Locally interval graphs are circular-arc graphs
Tara Abrishami, Sandra Albrechtsen, Nathan Bowler, Paul Knappe, Jana Katharina Nickel
TL;DR
The paper proves that for all integers $r\ge4$, a finite connected graph is $r$-locally interval if and only if it is an $r$-acyclic circular-arc graph, thereby linking local interval locality to global circular-arc representations. The authors leverage the theory of $r$-local coverings and a forbidden-subgraph framework, building on prior work on locally chordal graphs, to establish a 3-way equivalence among locality, global representations, and structural forbiddances. They extend known forbidden-subgraph characterizations to the $r$-locally interval setting and provide a precise treatment of the 3-locally chordal case, including a description via apex-augmented subgraphs.
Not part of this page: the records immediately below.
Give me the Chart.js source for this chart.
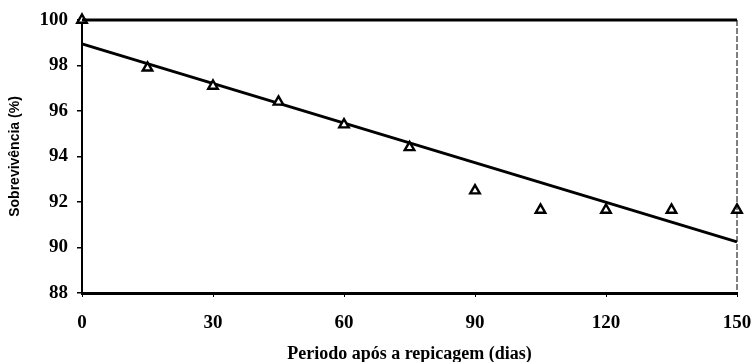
<!DOCTYPE html>
<html>
<head>
<meta charset="utf-8">
<script src="https://cdn.jsdelivr.net/npm/chart.js@4/dist/chart.umd.min.js"></script>
<style>
  html, body { margin: 0; padding: 0; background: #fff; }
  #wrap { width: 754px; height: 362px; position: relative; }
</style>
</head>
<body>
<div id="wrap"><canvas id="c" width="754" height="362"></canvas></div>
<script>
// Survival (%) of plantlets by days after transplanting
const dias = [0, 15, 30, 45, 60, 75, 90, 105, 120, 135, 150];
const sobrevivencia = [100, 97.9, 97.1, 96.4, 95.4, 94.4, 92.5, 91.65, 91.65, 91.65, 91.65];

// Fitted trend line, read at its two ends
const tendenciaX = [0, 150];
const tendenciaY = [98.95, 90.25];

const xTicks = [0, 30, 60, 90, 120, 150];
const yTicks = [88, 90, 92, 94, 96, 98, 100];

const serif = "'Liberation Serif', 'Times New Roman', serif";
const sans = "'Liberation Sans', Arial, sans-serif";

// Top (thick) and right (thin, broken) frame lines of the plot box
const framePlugin = {
  id: 'frame',
  afterDatasetsDraw(chart) {
    const { ctx, chartArea: a } = chart;
    ctx.save();
    ctx.strokeStyle = '#000';
    ctx.lineWidth = 3;
    ctx.beginPath();
    ctx.moveTo(a.left, a.top);
    ctx.lineTo(a.right, a.top);
    ctx.stroke();
    ctx.lineWidth = 1;
    ctx.setLineDash([6, 2]);
    ctx.beginPath();
    ctx.moveTo(a.right, a.top);
    ctx.lineTo(a.right, a.bottom);
    ctx.stroke();
    ctx.restore();
  }
};

new Chart(document.getElementById('c'), {
  type: 'scatter',
  data: {
    datasets: [
      {
        type: 'line',
        data: tendenciaX.map((x, i) => ({ x, y: tendenciaY[i] })),
        borderColor: '#000',
        borderWidth: 3,
        pointRadius: 0,
        fill: false,
        clip: false,
        order: 2
      },
      {
        data: dias.map((x, i) => ({ x, y: sobrevivencia[i] })),
        pointStyle: 'triangle',
        pointRadius: 5.5,
        pointBorderWidth: 2.4,
        pointBackgroundColor: '#fff',
        pointBorderColor: '#000',
        clip: false,
        order: 1
      }
    ]
  },
  plugins: [framePlugin],
  options: {
    responsive: false,
    animation: false,
    layout: { padding: { top: 20, right: 17, left: 0, bottom: 0 } },
    plugins: { legend: { display: false }, tooltip: { enabled: false } },
    scales: {
      x: {
        type: 'linear',
        min: 0,
        max: 150,
        afterBuildTicks(s) { s.ticks = xTicks.map(v => ({ value: v })); },
        afterFit(s) { s.height = 69; s.paddingLeft = 0; s.paddingRight = 0; },
        border: { display: true, color: '#000', width: 3 },
        grid: { display: true, drawOnChartArea: false, drawTicks: true, tickLength: 4, color: '#000', lineWidth: 1 },
        ticks: {
          color: '#000',
          padding: 15,
          maxRotation: 0,
          font: { family: serif, size: 19, weight: 'bold' }
        },
        title: {
          display: true,
          text: 'Periodo após a repicagem (dias)',
          color: '#000',
          padding: { top: 0, bottom: -3 },
          font: { family: serif, size: 18, weight: 'bold' }
        }
      },
      y: {
        type: 'linear',
        min: 88,
        max: 100,
        afterBuildTicks(s) { s.ticks = yTicks.map(v => ({ value: v })); },
        afterFit(s) { s.width = 82; s.paddingTop = 0; s.paddingBottom = 0; },
        border: { display: true, color: '#000', width: 2 },
        grid: { display: true, drawOnChartArea: false, drawTicks: true, tickLength: 5, color: '#000', lineWidth: 1.5 },
        ticks: {
          color: '#000',
          padding: 9,
          font: { family: serif, size: 19, weight: 'bold' }
        },
        title: {
          display: true,
          text: 'Sobrevivência (%)',
          color: '#000',
          padding: { top: 7, bottom: 0 },
          font: { family: sans, size: 14, weight: 'bold' }
        }
      }
    }
  }
});
</script>
</body>
</html>
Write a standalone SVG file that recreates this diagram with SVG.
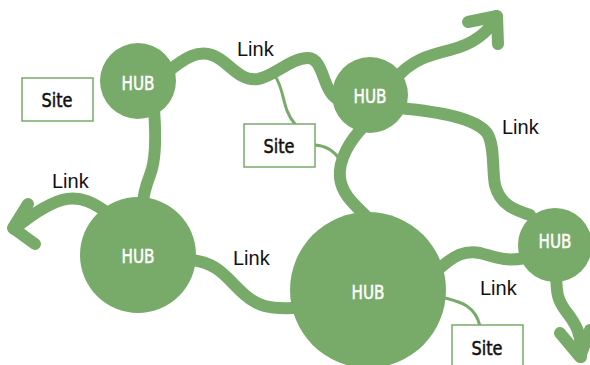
<svg xmlns="http://www.w3.org/2000/svg" width="590" height="365" viewBox="0 0 590 365">
<style>
.lk{fill:none;stroke:#78ab69;stroke-width:12;stroke-linecap:round;stroke-linejoin:round}
.th{fill:none;stroke:#78ab69;stroke-width:3;stroke-linecap:round}
.hub{fill:#78ab69}
.ht{fill:#fff;stroke:#fff;stroke-width:0.5;font-family:"DejaVu Sans Condensed","DejaVu Sans",sans-serif;font-size:20px;text-anchor:middle}
.box{fill:#fff;stroke:#78ab69;stroke-width:1.5}
.st{fill:#111;stroke:#111;stroke-width:0.5;font-family:"DejaVu Sans Condensed","DejaVu Sans",sans-serif;font-size:20px;text-anchor:middle}
.lt{fill:#111;font-family:"Liberation Sans",Arial,sans-serif;font-size:20px}
</style>
<rect width="590" height="365" fill="#fff"/>
<g id="connectors">
<path class="lk" d="M170,70 C185,58 198,50 212,55 C228,60 238,82 258,79 C275,76 290,58 308,58 C325,58 322,95 340,100"/>
<path class="lk" d="M154,110 C156,135 156,160 150,175 C145,188 143,195 143,205"/>
<path class="lk" d="M110,215 C95,203 80,195 62,200 C45,205 28,218 14,229"/>
<path class="lk" d="M28,204 L13,228 L35,244"/>
<path class="lk" d="M190,260 C225,262 232,290 255,302 C270,310 285,308 300,308"/>
<path class="lk" d="M365,125 C350,140 338,160 340,178 C342,195 355,205 370,220"/>
<path class="lk" d="M395,80 C410,60 430,55 450,50 C475,44 488,32 497,17"/>
<path class="lk" d="M468,22 L497,16 L498,44"/>
<path class="lk" d="M400,108 C440,112 475,118 487,133 C495,145 492,170 495,185 C500,205 515,210 530,215"/>
<path class="lk" d="M440,268 C455,255 465,250 480,253 C495,257 505,262 525,258"/>
<path class="lk" d="M556,275 C557,290 556,298 565,310 C577,325 582,335 581,357"/>
<path class="lk" d="M560,333 L580,357 L590,330"/>
<path class="th" d="M275,76 C285,90 282,110 295,124"/>
<path class="th" d="M315,145 C328,146 335,152 340,160"/>
<path class="th" d="M445,298 C460,302 475,305 480,326"/>
</g>
<g id="hub1"><circle class="hub" cx="138" cy="81" r="38"/><text class="ht" x="138" y="90" textLength="33" lengthAdjust="spacingAndGlyphs">HUB</text></g>
<g id="hub2"><circle class="hub" cx="370" cy="95" r="38"/><text class="ht" x="370" y="103" textLength="33" lengthAdjust="spacingAndGlyphs">HUB</text></g>
<g id="hub3"><circle class="hub" cx="138" cy="255" r="58"/><text class="ht" x="138" y="263" textLength="33" lengthAdjust="spacingAndGlyphs">HUB</text></g>
<g id="hub4"><circle class="hub" cx="368" cy="290" r="78"/><text class="ht" x="368" y="299" textLength="33" lengthAdjust="spacingAndGlyphs">HUB</text></g>
<g id="hub5"><circle class="hub" cx="555" cy="245" r="37"/><text class="ht" x="555" y="248" textLength="33" lengthAdjust="spacingAndGlyphs">HUB</text></g>
<g id="site1"><rect class="box" x="22" y="78" width="71" height="43"/><text class="st" x="57" y="107" textLength="31" lengthAdjust="spacingAndGlyphs">Site</text></g>
<g id="site2"><rect class="box" x="244" y="124" width="71" height="43"/><text class="st" x="279" y="153" textLength="31" lengthAdjust="spacingAndGlyphs">Site</text></g>
<g id="site3"><rect class="box" x="452" y="325" width="71" height="45"/><text class="st" x="487" y="355" textLength="31" lengthAdjust="spacingAndGlyphs">Site</text></g>
<g id="labels">
<text class="lt" x="237" y="56">Link</text>
<text class="lt" x="52" y="188">Link</text>
<text class="lt" x="233" y="265">Link</text>
<text class="lt" x="502" y="134">Link</text>
<text class="lt" x="480" y="295">Link</text>
</g>
</svg>
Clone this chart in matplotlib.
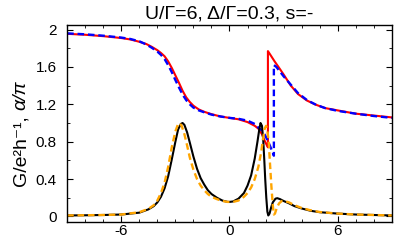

This work advances the local-global perspective in graph structure theory by connecting locality conditions to well-studied representation classes and by offering concrete characterization tools for both $r\ge4$ and $r=3$.
Abstract
Circular-arc graphs are graphs that can be represented as intersection graphs of subpaths of a cycle. Interval graphs are graphs that can be represented as intersection graphs of subpaths of a path. Since cycles are locally paths, every circular-arc graph is locally interval. In this paper, we prove that the converse holds as well: every locally interval graph is a circular-arc graph. This result and its proofs are connected to a recent broader study of structural local-global theory and build on previous work on locally chordal graphs.